Insum introduces a new method for expressing and optimizing sparse GPU computations using indirect Einsums, resulting in significant speedups and code reduction compared to manual implementations.

Contribution

The paper presents a novel approach with format-conscious indirect Einsums and a compiler that efficiently generates GPU code, improving performance and reducing development effort.

Findings

Achieves 1.14x to 3.81x speedups on sparse GPU applications.

Reduces code complexity by up to 4491x compared to hand-written code.

Introduces fixed-length sparse formats GroupCOO and BlockGroupCOO.

Abstract

Programming high-performance sparse GPU kernels is notoriously difficult, requiring both substantial effort and deep expertise. Sparse compilers aim to simplify this process, but existing systems fall short in two key ways. First, they are primarily designed for CPUs and rarely produce high-performance GPU code.

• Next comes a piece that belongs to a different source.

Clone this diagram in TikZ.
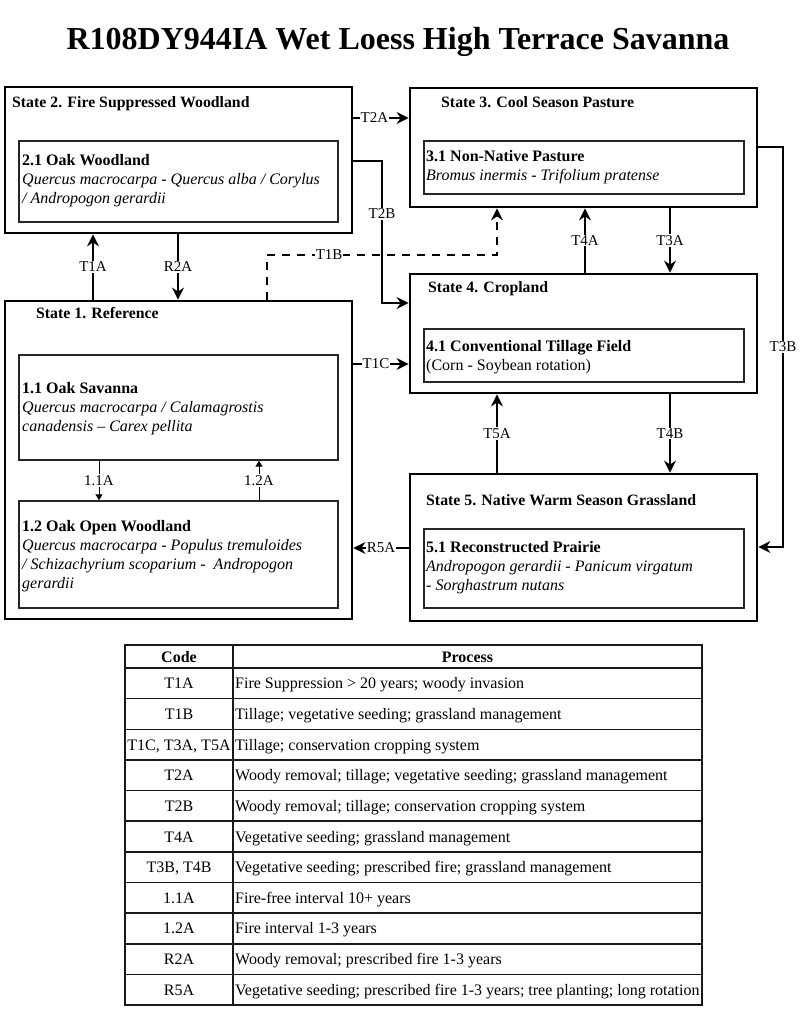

Second, when computations involve both sparse and dense regions, these compilers often fail to optimize the dense portions effectively. In this paper, we propose a new approach for expressing sparse computations. We start from format-agnostic Einsums over sparse tensors and rewrite them into format-conscious indirect Einsums, which explicitly encode format information by mapping sparse data and metadata onto dense tensor operations through indirect indexing. To execute indirect Einsums, we introduce the Insum compiler, which generates efficient GPU code for these Einsums by lowering to the PyTorch compiler, extended to better support Tensor Core-enabled indirect Einsums. We also present two fixed-length sparse formats, GroupCOO and BlockGroupCOO, designed to fit naturally with indirect Einsums. Our approach achieves 1.14x to 3.81x speedups across a range of sparse GPU applications while reducing lines of code by 202x to 4491x compared to hand-written implementations.